Lines of data
====
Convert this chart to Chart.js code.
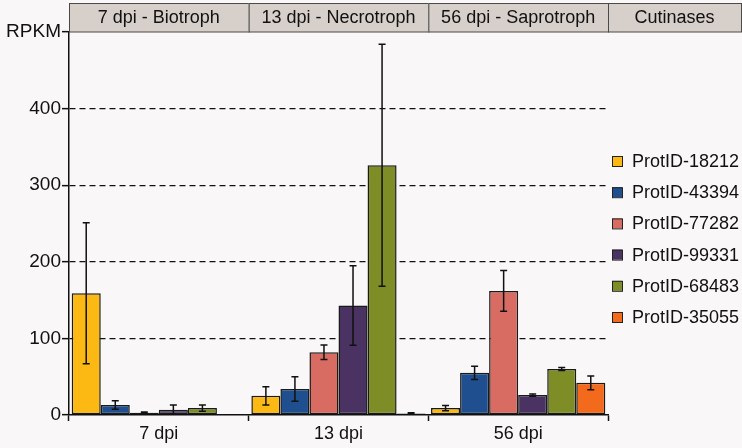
<!DOCTYPE html>
<html lang="en">
  <head>
    <meta charset="utf-8" />
    <title>RPKM of cutinases</title>
    <script src="https://cdn.jsdelivr.net/npm/chart.js@4.4.1/dist/chart.umd.min.js"></script>
    <style>
      * {
        margin: 0;
        padding: 0;
        box-sizing: border-box;
      }
      body {
        background: #f9f7f8;
        width: 742px;
        height: 448px;
        overflow: hidden;
      }
      .wrap {
        position: relative;
        width: 742px;
        height: 448px;
      }
    </style>
  </head>
  <body>
    <div class="wrap">
      <canvas id="chart" width="742" height="448"></canvas>
    </div>

    <script>
      // time points and header captions
      const categories = ["7 dpi", "13 dpi", "56 dpi"];
      const headers = ["7 dpi - Biotroph", "13 dpi - Necrotroph", "56 dpi - Saprotroph", "Cutinases"];

      // one series per protein: mean RPKM and +/- error
      const seriesNames = ["ProtID-18212", "ProtID-43394", "ProtID-77282", "ProtID-99331", "ProtID-68483", "ProtID-35055"];
      const seriesColors = ["#fdb913", "#1f4f8e", "#d96c62", "#4a3262", "#7f8d27", "#f36a1c"];
      const values18212 = [159, 25, 9];
      const values43394 = [13, 34, 55];
      const values77282 = [3, 82, 162];
      const values99331 = [7, 143, 26];
      const values68483 = [9, 326, 60];
      const values35055 = [0, 2, 42];
      const err18212 = [92, 12, 3.5];
      const err43394 = [5.5, 16, 8.5];
      const err77282 = [1, 9.5, 26.5];
      const err99331 = [6, 52, 1.5];
      const err68483 = [4, 158, 2];
      const err35055 = [0, 1, 9];

      const yTicks = [0, 100, 200, 300, 400, 500];
      const yTopLabel = "RPKM";

      const allValues = [values18212, values43394, values77282, values99331, values68483, values35055];
      const allErrors = [err18212, err43394, err77282, err99331, err68483, err35055];

      const FONT = "'Liberation Sans', Arial, sans-serif";
      const INK = "#111";

      // background colour
      const bgPlugin = {
        id: "bg",
        beforeDraw(chart) {
          const ctx = chart.ctx;
          ctx.save();
          ctx.fillStyle = "#f9f7f8";
          ctx.fillRect(0, 0, chart.width, chart.height);
          ctx.restore();
        },
      };

      // error whiskers on top of each bar
      const errorBars = {
        id: "errorBars",
        afterDatasetsDraw(chart) {
          const ctx = chart.ctx;
          const y = chart.scales.y;
          ctx.save();
          ctx.strokeStyle = INK;
          ctx.lineWidth = 1.5;
          chart.data.datasets.forEach((ds, di) => {
            const meta = chart.getDatasetMeta(di);
            meta.data.forEach((bar, i) => {
              const e = allErrors[di][i];
              if (!e) return;
              const v = ds.data[i];
              const top = y.getPixelForValue(v + e);
              const bot = y.getPixelForValue(Math.max(0, v - e));
              const x = bar.x;
              ctx.beginPath();
              ctx.moveTo(x, top);
              ctx.lineTo(x, bot);
              ctx.moveTo(x - 3.5, top);
              ctx.lineTo(x + 3.5, top);
              ctx.moveTo(x - 3.5, bot);
              ctx.lineTo(x + 3.5, bot);
              ctx.stroke();
            });
          });
          ctx.restore();
        },
      };

      // grey header strip plus the legend on the right
      const decorations = {
        id: "decorations",
        afterDraw(chart) {
          const ctx = chart.ctx;
          const area = chart.chartArea;
          const step = (area.right - area.left) / categories.length;
          const edges = [area.left];
          for (let i = 1; i <= categories.length; i++) edges.push(area.left + i * step);
          edges.push(chart.width - 1);

          ctx.save();
          ctx.font = "18px " + FONT;
          ctx.textAlign = "center";
          ctx.textBaseline = "middle";
          headers.forEach((h, i) => {
            const x0 = edges[i];
            const x1 = edges[i + 1];
            ctx.fillStyle = "#d6cfca";
            ctx.fillRect(x0, 3, x1 - x0, area.top - 3);
            ctx.strokeStyle = "#4a4a4a";
            ctx.lineWidth = 1;
            ctx.strokeRect(x0 + 0.5, 3.5, x1 - x0, area.top - 3.5);
            ctx.fillStyle = INK;
            ctx.fillText(h, (x0 + x1) / 2, 18, x1 - x0 - 8);
          });

          // legend
          ctx.textAlign = "left";
          ctx.font = "18px " + FONT;
          seriesNames.forEach((name, i) => {
            const yy = 161 + i * 31.2;
            ctx.fillStyle = seriesColors[i];
            ctx.fillRect(612, yy - 5, 10, 10);
            ctx.strokeStyle = "#222";
            ctx.lineWidth = 1;
            ctx.strokeRect(612.5, yy - 4.5, 10, 10);
            ctx.fillStyle = INK;
            ctx.fillText(name, 632, yy + 1, 108);
          });
          ctx.restore();
        },
      };

      const chart = new Chart(document.getElementById("chart"), {
        type: "bar",
        data: {
          labels: categories,
          datasets: seriesNames.map((name, i) => ({
            label: name,
            data: allValues[i],
            backgroundColor: seriesColors[i],
            borderColor: "#1a1a1a",
            borderWidth: 1.5,
            borderSkipped: false,
            categoryPercentage: 0.97,
            barPercentage: 1.0,
          })),
        },
        options: {
          responsive: false,
          animation: false,
          devicePixelRatio: 1,
          layout: { padding: { top: 32, right: 134, left: 0, bottom: 0 } },
          plugins: {
            legend: { display: false },
            tooltip: { enabled: false },
          },
          scales: {
            x: {
              offset: true,
              grid: {
                display: true,
                offset: true,
                drawOnChartArea: false,
                tickLength: 6,
                tickColor: INK,
                tickWidth: 1.5,
              },
              border: { display: true, color: INK, width: 1.5 },
              ticks: {
                color: INK,
                font: { family: FONT, size: 18 },
                padding: 2,
              },
              afterFit(scale) {
                scale.height = 33;
              },
            },
            y: {
              min: 0,
              max: 500,
              afterBuildTicks(scale) {
                scale.ticks = yTicks.map((v) => ({ value: v }));
              },
              grid: {
                color: (c) => (c.tick && (c.tick.value === 0 || c.tick.value === 500) ? "rgba(0,0,0,0)" : INK),
                lineWidth: 1.3,
                tickLength: 7,
                tickColor: INK,
                tickWidth: 1.5,
              },
              border: { display: true, color: INK, width: 1.5, dash: [6, 4] },
              ticks: {
                color: INK,
                font: { family: FONT, size: 19 },
                padding: 1,
                callback: (v) => (v === 500 ? yTopLabel : v),
              },
              afterFit(scale) {
                scale.width = 69;
              },
            },
          },
        },
        plugins: [bgPlugin, errorBars, decorations],
      });
    </script>
  </body>
</html>
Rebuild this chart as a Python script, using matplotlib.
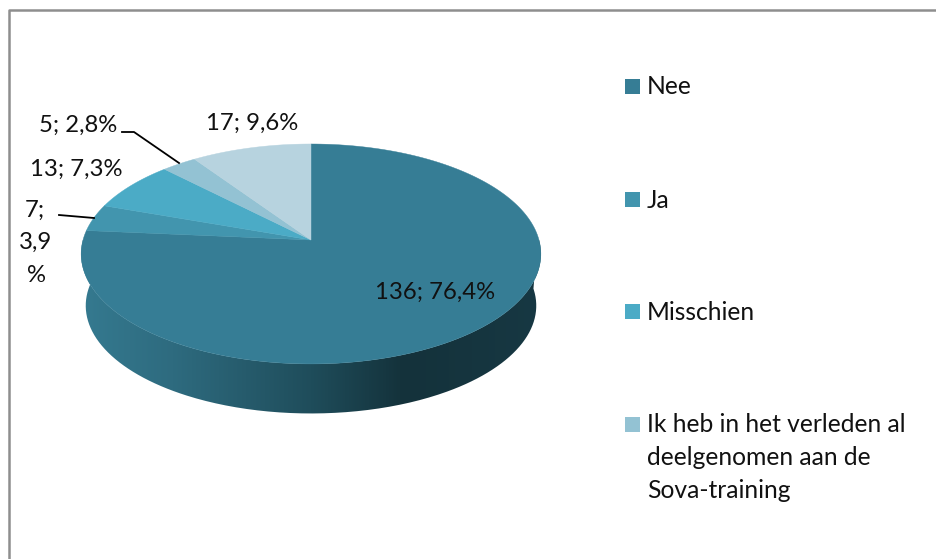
import matplotlib
matplotlib.use('Agg')
import matplotlib.pyplot as plt
from matplotlib.colors import LinearSegmentedColormap
from matplotlib.path import Path
from matplotlib.patches import PathPatch
import numpy as np

plt.rcParams['font.family'] = ['Lato', 'DejaVu Sans']

labels = ['Nee', 'Ja', 'Misschien', 'Ik heb in het verleden al\ndeelgenomen aan de\nSova-training', '']
values = [136, 7, 13, 5, 17]
percents = ['76,4%', '3,9\n%', '7,3%', '2,8%', '9,6%']
colors = ['#367D95', '#4295AE', '#4BABC6', '#93C2D3', '#B7D3DF']
legend_colors = colors[:4]

W, H = 936, 559
fig = plt.figure(figsize=(W / 100, H / 100), dpi=100)
ax = fig.add_axes([0, 0, 1, 1])
ax.set_xlim(0, W)
ax.set_ylim(H, 0)
ax.axis('off')


# the tilted disc is a circle seen in perspective
def project(theta, scale=1.0, dy=0):
    k = 0.127
    u = np.sin(theta)
    v = np.cos(theta)
    d = 1 + k * v
    return 311 + 228 * scale * u / d, 240 + dy - 108.2 * scale * v / d


# frame, only top and left are inside the picture
ax.plot([9, 9, W], [H, 10, 10], color='#8E8E8E', lw=1.8)

# side wall, gradient runs left to right and is clipped to the wall shape
t = np.linspace(np.pi / 2 * 0.98, np.pi * 1.53, 300)
x1, y1 = project(t)
x2, y2 = project(t, 0.98, 52)
wall = np.column_stack([np.r_[x1, x2[::-1]], np.r_[y1, y2[::-1]]])
wall_patch = PathPatch(Path(np.r_[wall, wall[:1]]), fc='none', ec='none')
ax.add_patch(wall_patch)
cmap = LinearSegmentedColormap.from_list('wall', [(0, '#357A90'), (0.2, '#2E6B7F'), (0.5, '#1F4D5B'),
                                                  (0.7, '#14323B'), (1, '#173843')])
grad = np.linspace(0, 1, 256).reshape(1, -1)
im = ax.imshow(grad, cmap=cmap, extent=(80, 542, 420, 240), aspect='auto', zorder=1)
im.set_clip_path(wall_patch)
ax.set_xlim(0, W)
ax.set_ylim(H, 0)

# top of the pie, clockwise from 12 o'clock
edges = np.cumsum([0] + values) / sum(values) * 2 * np.pi
for i in range(len(values)):
    t = np.linspace(edges[i], edges[i + 1], 200)
    x, y = project(t)
    ax.fill(np.r_[311, x], np.r_[240, y], color=colors[i], lw=0.3, zorder=2)

# data labels
fs = 17.2
tc = '#111111'
ax.text(435, 292, f'{values[0]}; {percents[0]}', fontsize=fs, ha='center', va='center', color=tc, zorder=3)
ax.text(252, 123, f'{values[4]}; {percents[4]}', fontsize=fs, ha='center', va='center', color=tc, zorder=3)
ax.text(78, 125, f'{values[3]}; {percents[3]}', fontsize=fs, ha='center', va='center', color=tc, zorder=3)
ax.text(76, 169, f'{values[2]}; {percents[2]}', fontsize=fs, ha='center', va='center', color=tc, zorder=3)
ax.text(35, 210, f'{values[1]};', fontsize=fs, ha='center', va='center', color=tc, zorder=3)
ax.text(36, 242, '3,9', fontsize=fs, ha='center', va='center', color=tc, zorder=3)
ax.text(36, 276, '%', fontsize=fs, ha='center', va='center', color=tc, zorder=3)

# leader lines
ax.plot([122, 134, 179], [132, 132, 163], color='black', lw=1.3, zorder=3)
ax.plot([59, 94], [215, 218], color='black', lw=1.3, zorder=3)

# legend
leg_y = [86.5, 199.5, 311.5, 424.5]
for name, c, y in zip(labels, legend_colors, leg_y):
    ax.add_patch(plt.Rectangle((625, y - 7.5), 15, 15, color=c, lw=0, zorder=3))
    ax.text(647, y - 11, name, fontsize=17.7, ha='left', va='top', color=tc, linespacing=1.5, zorder=3)

fig.savefig('out.png', dpi=100)
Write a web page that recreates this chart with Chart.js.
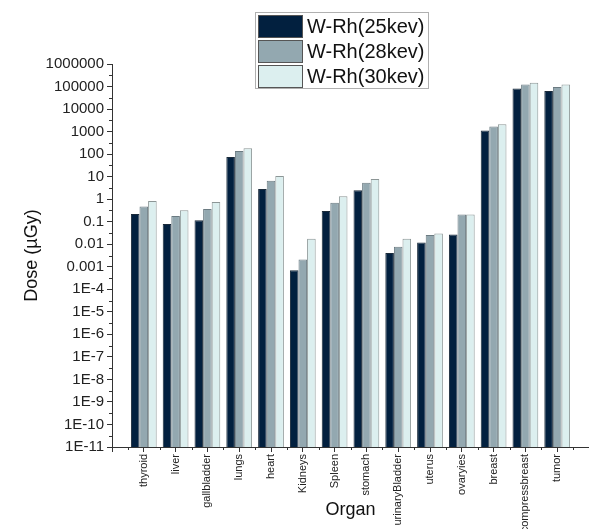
<!DOCTYPE html>
<html>
<head>
<meta charset="utf-8">
<script src="https://cdn.jsdelivr.net/npm/chart.js@4"></script>
<style>
  html, body { margin: 0; padding: 0; background: #fff; overflow: hidden; }
  canvas { display: block; }
</style>
</head>
<body>
<canvas id="chart" width="589" height="545"></canvas>
<script>
// organ categories (x axis)
const organs = ['thyroid', 'liver', 'gallbladder', 'lungs', 'heart', 'Kidneys', 'Spleen',
  'stomach', 'urinaryBladder', 'uterus', 'ovaryies', 'breast', 'compressbreast', 'tumor'];

// dose values in µGy
const dose25 = [0.22, 0.08, 0.115, 74, 2.8, 0.0007, 0.3, 2.5, 0.0041, 0.012, 0.027, 1130, 81000, 63000];
const dose28 = [0.47, 0.18, 0.37, 137, 6.5, 0.0021, 0.7, 5.3, 0.0078, 0.026, 0.21, 1700, 124000, 95000];
const dose30 = [0.83, 0.32, 0.74, 180, 10.7, 0.0175, 1.35, 7.9, 0.0175, 0.03, 0.21, 2100, 148000, 124000];

const seriesNames = ['W-Rh(25kev)', 'W-Rh(28kev)', 'W-Rh(30kev)'];

// y axis decades, 1E-11 .. 1000000
const decadeExps = [-11, -10, -9, -8, -7, -6, -5, -4, -3, -2, -1, 0, 1, 2, 3, 4, 5, 6];

const FONT = '"Liberation Sans", Arial, sans-serif';
const colors = ['#02203f', '#93a8b0', '#dcefef'];
const borders = ['#1a2a3a', '#6b7b82', '#8c9696'];

// Origin draws the axis from 0 to 15 with organs at 1..14, so pad both ends
const labels = ['', ...organs, ''];
const pad = arr => [null, ...arr, null];

function decadeLabel(e) {
    if (e >= 0) return String(Math.pow(10, e));
    if (e >= -3) return (Math.pow(10, e)).toFixed(-e);
    return '1E' + e;
}

// legend box drawn over the top of the plot, like the original
const boxLegend = {
    id: 'boxLegend',
    afterDraw(chart) {
        const ctx = chart.ctx;
        const x = 255, y = 12, w = 173, rowH = 25;
        ctx.save();
        ctx.fillStyle = '#fff';
        ctx.fillRect(x, y, w, rowH * 3 + 1);
        ctx.strokeStyle = '#b0b0b0';
        ctx.lineWidth = 1;
        ctx.strokeRect(x + 0.5, y + 0.5, w, rowH * 3 + 1);
        ctx.font = '20px ' + FONT;
        ctx.textBaseline = 'middle';
        chart.data.datasets.forEach((ds, i) => {
            const ry = y + 3 + i * rowH;
            ctx.fillStyle = ds.backgroundColor;
            ctx.fillRect(x + 3, ry, 44, 22);
            ctx.strokeStyle = '#555';
            ctx.strokeRect(x + 3.5, ry + 0.5, 44, 22);
            ctx.fillStyle = '#111';
            ctx.fillText(ds.label, x + 52, ry + 12);
        });
        ctx.restore();
    }
};

// minor ticks: half-category on x, half-decade on y
const minorTicks = {
    id: 'minorTicks',
    afterDraw(chart) {
        const ctx = chart.ctx;
        const xs = chart.scales.x, ys = chart.scales.y;
        const area = chart.chartArea;
        ctx.save();
        ctx.strokeStyle = '#333';
        ctx.lineWidth = 1;
        ctx.beginPath();
        for (let i = 0; i < labels.length - 1; i++) {
            const px = Math.round((xs.getPixelForValue(i) + xs.getPixelForValue(i + 1)) / 2) + 0.5;
            ctx.moveTo(px, area.bottom);
            ctx.lineTo(px, area.bottom + 3);
        }
        for (let k = 0; k < decadeExps.length - 1; k++) {
            const py = Math.round(ys.getPixelForValue(Math.pow(10, decadeExps[k] + 0.5))) + 0.5;
            ctx.moveTo(area.left, py);
            ctx.lineTo(area.left - 3, py);
        }
        ctx.stroke();
        ctx.restore();
    }
};

const ctx = document.getElementById('chart').getContext('2d');
new Chart(ctx, {
    type: 'bar',
    data: {
        labels: labels,
        datasets: [dose25, dose28, dose30].map((d, i) => ({
            label: seriesNames[i],
            data: pad(d),
            backgroundColor: colors[i],
            borderColor: borders[i],
            borderWidth: 1,
            categoryPercentage: 0.81,
            barPercentage: 1.0
        }))
    },
    options: {
        responsive: false,
        animation: false,
        layout: { padding: { top: 64, right: 0, left: 0, bottom: 0 } },
        plugins: {
            legend: { display: false },
            tooltip: { enabled: false }
        },
        scales: {
            x: {
                offset: false,
                afterFit(scale) {
                    scale.height = 98;
                    scale.paddingLeft = 0;
                    scale.paddingRight = 0;
                },
                grid: { drawOnChartArea: false, drawTicks: true, tickLength: 5, color: '#333', offset: false },
                border: { display: true, color: '#333', width: 1 },
                ticks: {
                    autoSkip: false, maxRotation: 90, minRotation: 90, padding: 2,
                    color: '#222', font: { family: FONT, size: 11 }
                },
                title: {
                    display: true, text: 'Organ', color: '#111',
                    font: { family: FONT, size: 18 }, padding: { top: 0, bottom: 24 }
                }
            },
            y: {
                type: 'logarithmic',
                min: 1e-11,
                max: 1e6,
                afterFit(scale) { scale.width = 112; },
                afterBuildTicks(scale) {
                    scale.ticks = decadeExps.map(e => ({ value: Math.pow(10, e), major: true }));
                },
                grid: { drawOnChartArea: false, drawTicks: true, tickLength: 5, color: '#333' },
                border: { display: true, color: '#333', width: 1 },
                ticks: {
                    autoSkip: false, padding: 3, color: '#222',
                    font: { family: FONT, size: 15 },
                    callback: (v) => decadeLabel(Math.round(Math.log10(v)))
                },
                title: {
                    display: true, text: 'Dose (µGy)', color: '#111',
                    font: { family: FONT, size: 18 }, padding: { top: 21, bottom: 0 }
                }
            }
        }
    },
    plugins: [boxLegend, minorTicks]
});
</script>
</body>
</html>
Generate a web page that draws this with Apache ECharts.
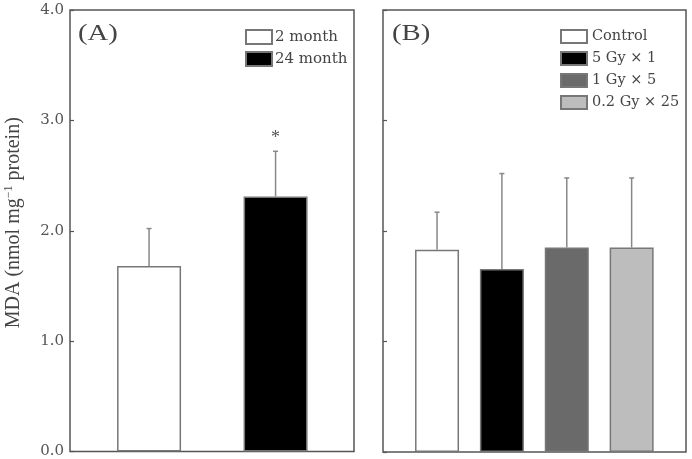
====
GOAL:
Retype exactly the lines from the one with "Rebuild this chart" through the one with "legend_colors = colors[:4]", both included, and nothing else; leave out the pictures.

EXERCISE RESULT:
Rebuild this chart as a Python script, using matplotlib.
import matplotlib
matplotlib.use('Agg')
import matplotlib.pyplot as plt
from matplotlib.colors import LinearSegmentedColormap
from matplotlib.path import Path
from matplotlib.patches import PathPatch
import numpy as np

plt.rcParams['font.family'] = ['Lato', 'DejaVu Sans']

labels = ['Nee', 'Ja', 'Misschien', 'Ik heb in het verleden al\ndeelgenomen aan de\nSova-training', '']
values = [136, 7, 13, 5, 17]
percents = ['76,4%', '3,9\n%', '7,3%', '2,8%', '9,6%']
colors = ['#367D95', '#4295AE', '#4BABC6', '#93C2D3', '#B7D3DF']
legend_colors = colors[:4]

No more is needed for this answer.